Good Video Game Design

 From Thomas Aquinas to now we must consider the one, the good, and the beautiful even in modern video game design. Good game design follows the ratio fun = meaningful decisions / time but if we subtract from that the elements of bad game design we end up with implementations of classic board games, because RNG is also bad. Some genres mentioned before like platformers and fighting games tend to avoid the problem, as do some MOBAs and first person shooters. I will be writing and designing RPG battle systems that avoid RNG and grinding. So then fun = meaningful decisions / time - bullshit so f =  (d/t) - b

Turn based systems will be judged by the permutation (actually a multiset (actually that might need some clarifying)) of the moves done like the marks in SGF (for Go) or Chess notation. An action game is thus only the string of inputs. 
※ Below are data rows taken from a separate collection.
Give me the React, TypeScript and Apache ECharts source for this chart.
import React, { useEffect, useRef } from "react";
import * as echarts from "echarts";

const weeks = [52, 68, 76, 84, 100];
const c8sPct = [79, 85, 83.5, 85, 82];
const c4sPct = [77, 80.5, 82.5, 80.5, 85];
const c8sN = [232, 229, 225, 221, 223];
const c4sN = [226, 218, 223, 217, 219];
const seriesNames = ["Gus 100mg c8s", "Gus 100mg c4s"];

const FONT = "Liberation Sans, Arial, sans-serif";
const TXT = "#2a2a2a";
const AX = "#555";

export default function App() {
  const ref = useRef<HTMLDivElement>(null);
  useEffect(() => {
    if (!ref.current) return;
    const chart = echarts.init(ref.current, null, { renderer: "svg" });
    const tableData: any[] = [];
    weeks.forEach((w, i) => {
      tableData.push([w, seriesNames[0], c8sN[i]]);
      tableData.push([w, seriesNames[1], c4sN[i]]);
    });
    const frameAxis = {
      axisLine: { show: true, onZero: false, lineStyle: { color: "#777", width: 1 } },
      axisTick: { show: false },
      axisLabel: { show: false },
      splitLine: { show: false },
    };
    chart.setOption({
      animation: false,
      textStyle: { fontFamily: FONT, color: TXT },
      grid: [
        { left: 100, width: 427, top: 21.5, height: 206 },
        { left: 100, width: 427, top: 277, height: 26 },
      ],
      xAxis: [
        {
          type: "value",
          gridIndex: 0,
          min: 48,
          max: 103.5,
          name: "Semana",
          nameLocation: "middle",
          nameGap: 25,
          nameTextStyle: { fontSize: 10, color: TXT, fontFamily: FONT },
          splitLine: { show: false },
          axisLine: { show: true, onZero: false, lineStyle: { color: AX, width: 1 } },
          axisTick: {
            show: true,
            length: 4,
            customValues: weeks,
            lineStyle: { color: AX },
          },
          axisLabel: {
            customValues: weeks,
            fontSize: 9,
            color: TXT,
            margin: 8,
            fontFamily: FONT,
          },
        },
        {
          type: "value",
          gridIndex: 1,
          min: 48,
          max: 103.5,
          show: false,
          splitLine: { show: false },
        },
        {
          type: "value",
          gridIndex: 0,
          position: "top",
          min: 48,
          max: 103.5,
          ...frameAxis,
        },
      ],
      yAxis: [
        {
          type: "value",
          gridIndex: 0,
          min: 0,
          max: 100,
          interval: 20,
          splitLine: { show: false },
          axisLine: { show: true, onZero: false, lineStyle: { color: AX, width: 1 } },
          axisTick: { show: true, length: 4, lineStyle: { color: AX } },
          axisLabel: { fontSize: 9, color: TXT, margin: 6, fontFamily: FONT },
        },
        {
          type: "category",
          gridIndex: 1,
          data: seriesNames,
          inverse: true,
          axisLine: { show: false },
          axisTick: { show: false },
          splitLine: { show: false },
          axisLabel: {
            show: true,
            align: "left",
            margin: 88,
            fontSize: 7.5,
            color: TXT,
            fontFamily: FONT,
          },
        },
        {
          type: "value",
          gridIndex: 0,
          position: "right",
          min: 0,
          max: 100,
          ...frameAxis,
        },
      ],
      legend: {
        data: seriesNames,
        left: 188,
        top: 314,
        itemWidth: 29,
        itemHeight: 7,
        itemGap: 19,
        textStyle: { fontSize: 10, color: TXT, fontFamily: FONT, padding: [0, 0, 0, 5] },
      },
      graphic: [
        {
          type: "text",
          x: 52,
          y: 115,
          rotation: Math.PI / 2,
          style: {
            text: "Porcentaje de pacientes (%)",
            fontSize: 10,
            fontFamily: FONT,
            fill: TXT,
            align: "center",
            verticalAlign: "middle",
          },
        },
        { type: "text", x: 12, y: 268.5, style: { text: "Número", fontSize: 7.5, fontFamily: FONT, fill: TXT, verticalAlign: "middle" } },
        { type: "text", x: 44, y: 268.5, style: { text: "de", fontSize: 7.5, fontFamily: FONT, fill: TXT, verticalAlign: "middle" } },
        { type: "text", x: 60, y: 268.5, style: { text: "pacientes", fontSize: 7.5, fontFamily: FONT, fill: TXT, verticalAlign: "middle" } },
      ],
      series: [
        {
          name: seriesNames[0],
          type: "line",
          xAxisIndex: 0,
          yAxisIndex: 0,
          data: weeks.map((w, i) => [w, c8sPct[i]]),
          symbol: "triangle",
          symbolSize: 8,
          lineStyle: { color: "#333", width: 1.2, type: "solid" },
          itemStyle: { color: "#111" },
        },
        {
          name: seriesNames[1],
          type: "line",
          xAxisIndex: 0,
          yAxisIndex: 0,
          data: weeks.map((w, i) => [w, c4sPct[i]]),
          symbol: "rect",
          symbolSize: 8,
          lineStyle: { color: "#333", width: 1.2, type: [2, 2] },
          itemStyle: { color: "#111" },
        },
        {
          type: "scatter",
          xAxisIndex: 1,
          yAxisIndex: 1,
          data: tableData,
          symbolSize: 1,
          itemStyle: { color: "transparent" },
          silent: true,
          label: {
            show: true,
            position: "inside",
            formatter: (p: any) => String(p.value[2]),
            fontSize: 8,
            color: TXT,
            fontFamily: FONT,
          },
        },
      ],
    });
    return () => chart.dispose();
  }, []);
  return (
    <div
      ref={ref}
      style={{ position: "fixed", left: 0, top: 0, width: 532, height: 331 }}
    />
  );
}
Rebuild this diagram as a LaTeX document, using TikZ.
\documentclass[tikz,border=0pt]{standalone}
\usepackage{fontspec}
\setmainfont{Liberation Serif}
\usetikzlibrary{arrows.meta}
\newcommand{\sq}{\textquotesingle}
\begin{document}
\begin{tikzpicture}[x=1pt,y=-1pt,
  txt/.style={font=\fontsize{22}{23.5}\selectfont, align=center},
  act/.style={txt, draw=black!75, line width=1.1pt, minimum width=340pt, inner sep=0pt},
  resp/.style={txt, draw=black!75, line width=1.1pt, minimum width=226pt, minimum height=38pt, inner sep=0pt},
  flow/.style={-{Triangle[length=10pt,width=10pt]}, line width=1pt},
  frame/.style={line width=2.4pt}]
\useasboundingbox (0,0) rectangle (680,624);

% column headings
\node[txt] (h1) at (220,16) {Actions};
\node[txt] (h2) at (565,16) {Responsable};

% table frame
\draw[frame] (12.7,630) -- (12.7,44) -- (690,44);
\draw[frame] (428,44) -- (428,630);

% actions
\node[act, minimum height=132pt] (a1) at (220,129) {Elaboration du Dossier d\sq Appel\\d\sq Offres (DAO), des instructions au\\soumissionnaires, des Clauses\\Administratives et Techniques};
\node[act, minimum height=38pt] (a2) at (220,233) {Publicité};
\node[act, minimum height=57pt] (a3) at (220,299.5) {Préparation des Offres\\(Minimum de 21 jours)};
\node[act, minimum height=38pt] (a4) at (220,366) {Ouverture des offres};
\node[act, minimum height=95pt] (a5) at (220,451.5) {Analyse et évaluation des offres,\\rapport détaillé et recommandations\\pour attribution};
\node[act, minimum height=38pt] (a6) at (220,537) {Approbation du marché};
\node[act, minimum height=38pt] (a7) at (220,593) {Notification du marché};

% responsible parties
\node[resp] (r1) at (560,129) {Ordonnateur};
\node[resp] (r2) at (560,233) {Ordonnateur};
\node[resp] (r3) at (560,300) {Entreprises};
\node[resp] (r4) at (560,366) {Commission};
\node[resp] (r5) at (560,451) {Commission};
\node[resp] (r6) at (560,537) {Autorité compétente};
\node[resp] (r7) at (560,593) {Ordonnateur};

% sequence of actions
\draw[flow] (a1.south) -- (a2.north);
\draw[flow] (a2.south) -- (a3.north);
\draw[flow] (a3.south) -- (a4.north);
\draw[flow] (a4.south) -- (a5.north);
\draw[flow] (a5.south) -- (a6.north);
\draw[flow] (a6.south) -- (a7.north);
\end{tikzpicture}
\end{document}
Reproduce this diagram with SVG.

So then what happens in the genres? Has there been little innovation? Are new genres forming? Did genres not get recognized correctly before? What even is Qix and Quadrun? 

Bad Video Game Design

 Grinding for items and levels is bad. Traveling on world maps is bad, it is a form of grinding. In the free to play space rewarding daily logins is a form of grinding. In-game currencies that are earned from grinding with only the effect to add features that make games easier is bad. Each level is its own world. Any time there is connection to another that is a form of grinding. Imagine the pipes in platformers that lead the player character to the "underground" section. The underground section is a whole other level, not inside the level that it was connected to via the pipe. Narrativity and pornographic rewards are bad design as they just insist on more grinding. Good game design is to be measured combinatorily. Each battle in a turn based RPG is a separate level or game. The item loadout is a combination that makes the battle easy or not and thus is equivalent to the free to play in-game currency bad design. Good game design is measured combinatorily as either a combination or permutation of elements (like turn based battles) or a string of inputs (fighting games). Good game design should not require any special hardware including graphics cards or controllers. Only keyboard, mouse and touchscreens should be needed. Since the early 2000s with web games via Java Applets, Flash, and now modern JS frameworks, video game distribution was solved perfectly. F2P mobile games continued this.